Perguruan tinggi merupakan jenjang formal pendidikan yang mengemban banyak tuntutan zaman. Dari lembaga itulah diharapkan muncul generasi-generasi berpendidikan sehingga dapat diandalkan untuk meneruskan perjuangan bangsa, atau meminjam istilah Anis Baswedan yaitu dipersiapkan untuk melunasi hutang kemerdekaan, sehingga menjadi penting untuk diperjuangkan.
Dikotomi PTN-PTS
Di sisi lain, moment-momen menjelang masuk perguruan tinggi selalu diiringi dengan adanya sikap dikotomi antara perguruan tinggi negeri (PTN) dan perguruan tinggi swasta (PTS). Hal tersebut di satu sisi dapat dipahami mengingat belum adanya keseimbangan kualitas antara keduanya, dan entah apa penyebabnya. Kesenjangan kualitas dalam aspek fasilitas, misalnya, akan berdampak pada output yang dihasilkan.
Terlebih lagi, orientasi calon mahasiswa saat ini lebih terfokus pada dunia kerja.
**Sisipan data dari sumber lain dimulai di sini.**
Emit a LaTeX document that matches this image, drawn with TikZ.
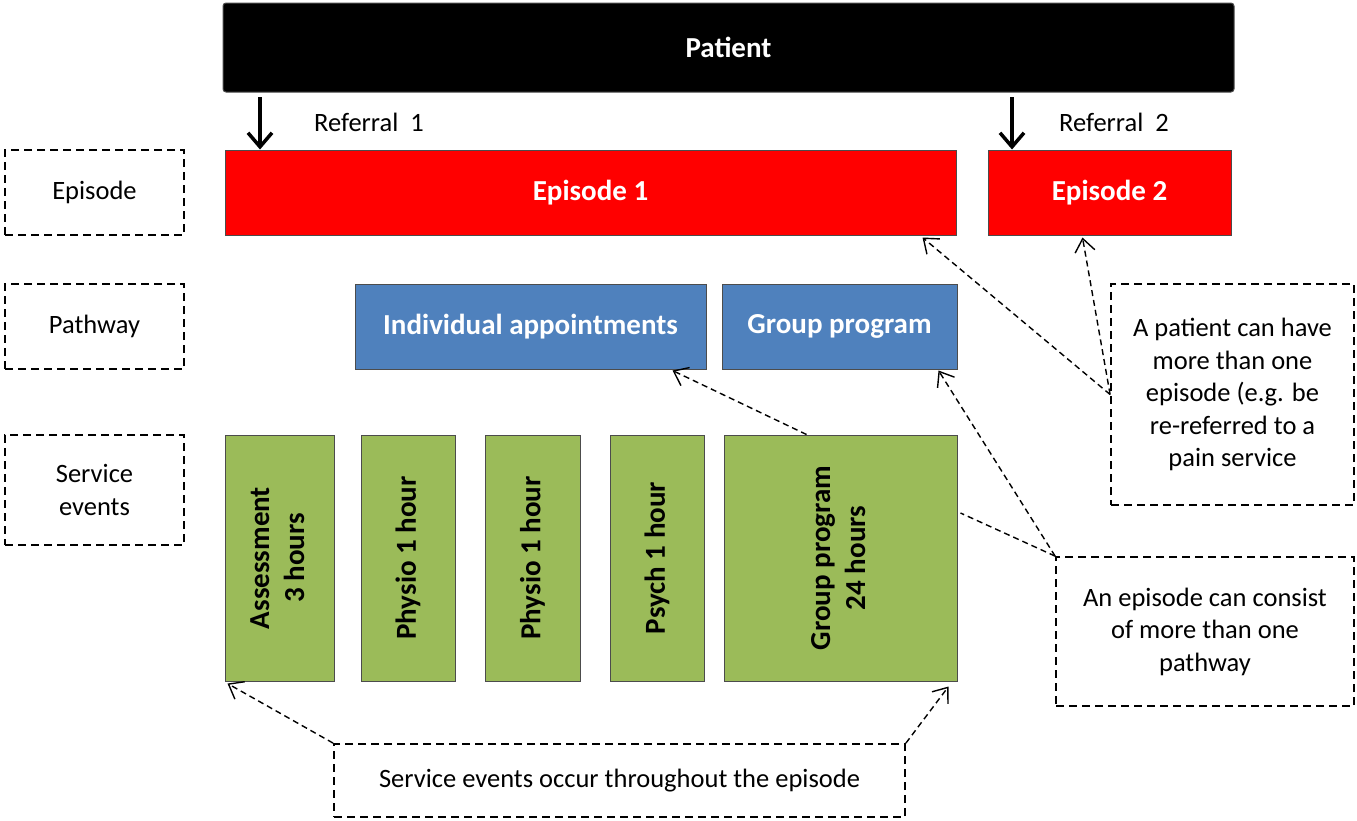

Dibuktikan dengan pertanyaan yang sudah lazim dan pasti ditanyakan, kalau lulus mau kerja apa dan di mana? Paradigma yang dibangun sejak awal adalah sekolah maupun kuliah untuk kerja. Tentunya gengsi perguruan tinggi pun memengaruhi masa depan karier, dan itulah yang akhirnya menjadi salah satu penyebab dikotomi lembaga pendidikan di atas.
Pada dasarnya, jika diperhatikan lebih dalam, prinsip ilmu pengetahuan adalah tidak mengenal adanya dikotomi karena menganut azas integralistik. Dasar atau prinsip ilmu pengetahuan itulah yang seharusnya menjadi pegangan siswa masuk ke lembaga pendidikan tinggi, sehingga tidak lagi terlalu mempertimbangkan bahkan mempermasalahkan adanya dikotomi atau dualisme lembaga pendidikan yang ada.
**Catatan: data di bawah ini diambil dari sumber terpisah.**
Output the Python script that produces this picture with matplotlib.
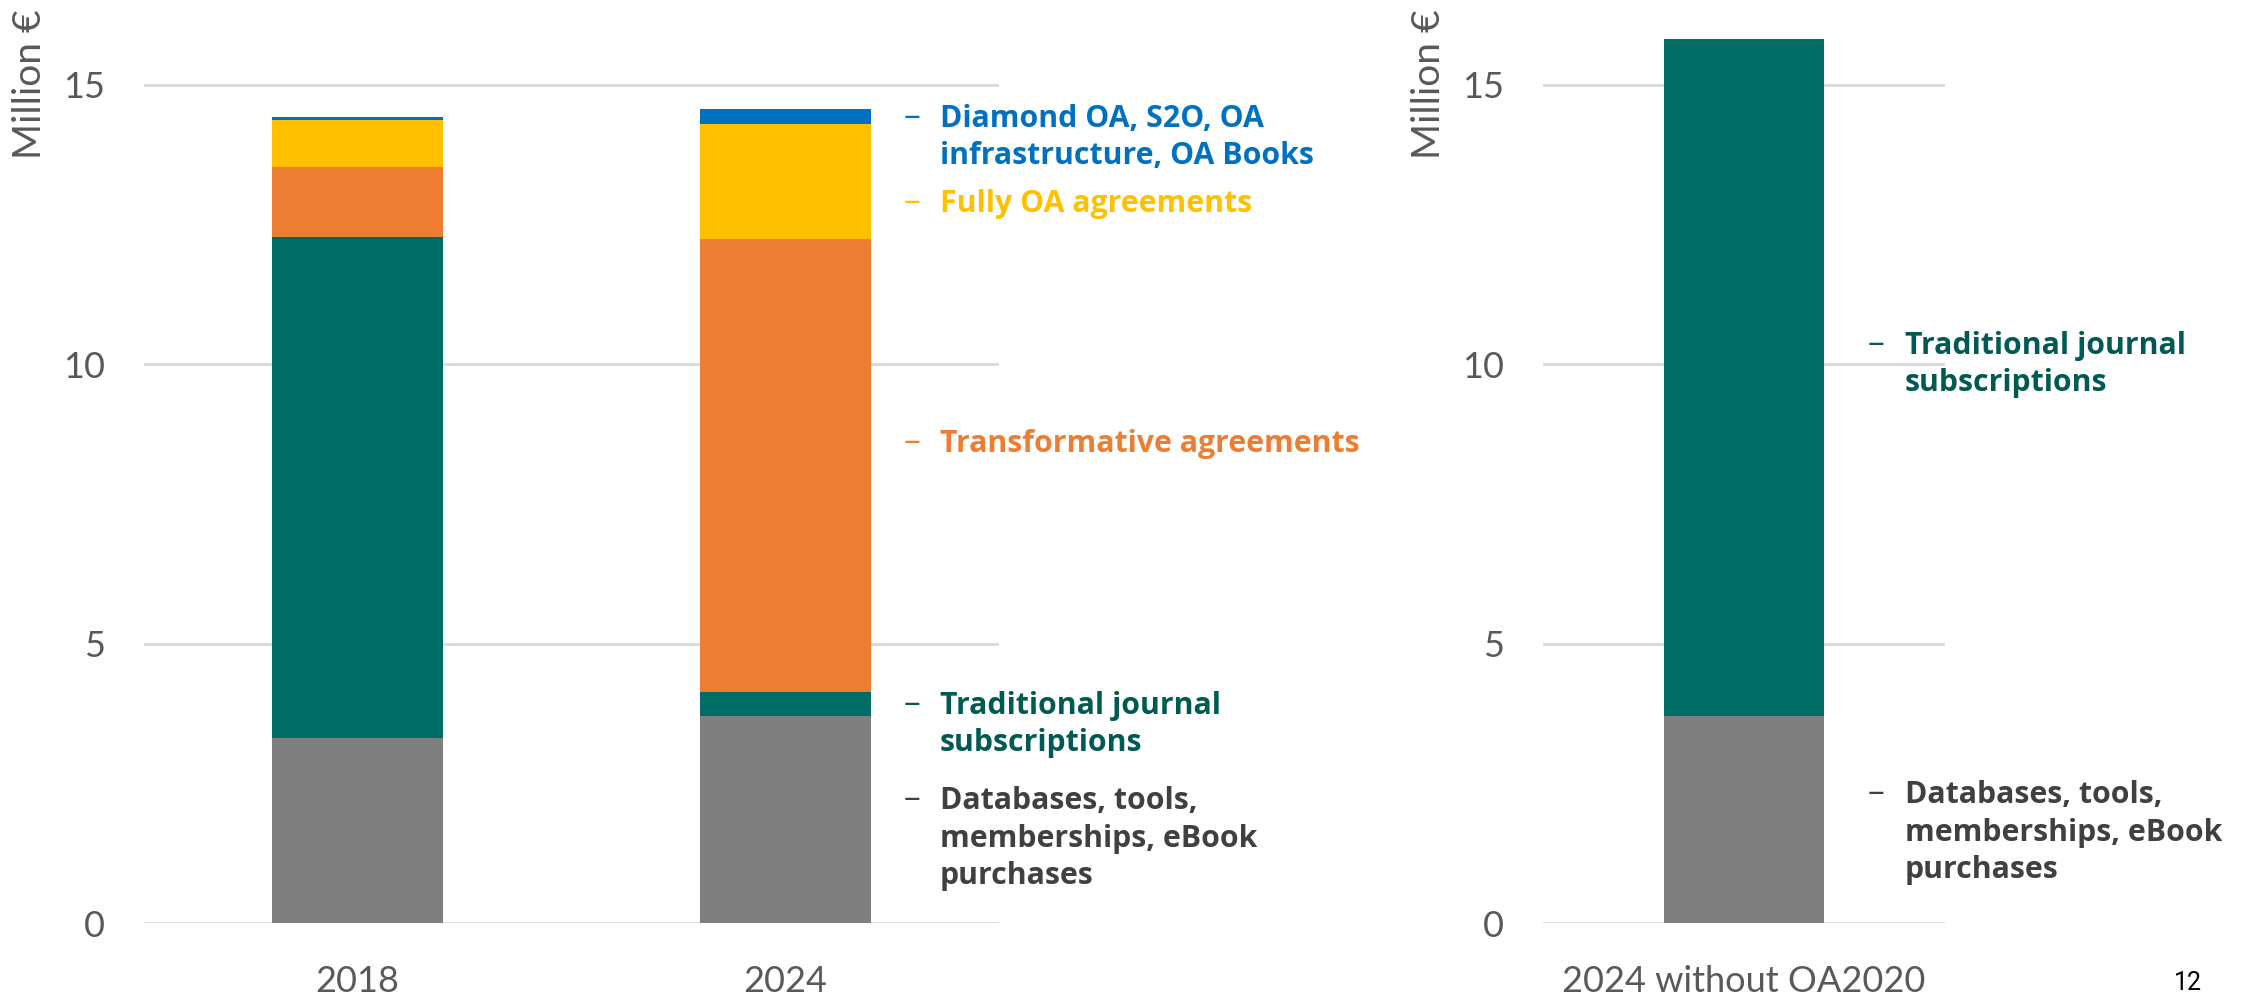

Memang, penulis mengakui adanya ilmu–ilmu alat yang bersifat teknis aplikatif yang harus dipelajari secara terfokus dan melalui lembaga pendidikan tertentu, misalnya, statistik, akuntansi, dan sejenisnya. Namun, bagi penulis hal tersebut harus pula didasari ketulusan menggali ilmu pengetahuan untuk kemaslahatan manusia di sekitarnya, bukan hanya semata untuk menggapai sebuah profesi yang dinginkan.
Kemuliaan Watak
Hampir setengah badan tulisan ini penulis telah mengambarkan beberapa atau bahkan sebagian kecil dari permasalahan dasar pendidikan. Itulah yang akan mengantarkan pada pembahasan yang sebenarnya. Dalam sebuah buku Sosiologi Islam, Ali Syariati berargumen bahwa sebenarnya masyarakat atau bangsa ini tidak membutuhkan sarjana. Bukan hanya karena saat ini sarjana sudah banyak layaknya buih di laut, melainkan karena alasan spesifik yang akan penulis uraikan kemudian. Lalu, apa yang saat ini dibutuhkan bangsa? Jawabnya adalah cendekiawan.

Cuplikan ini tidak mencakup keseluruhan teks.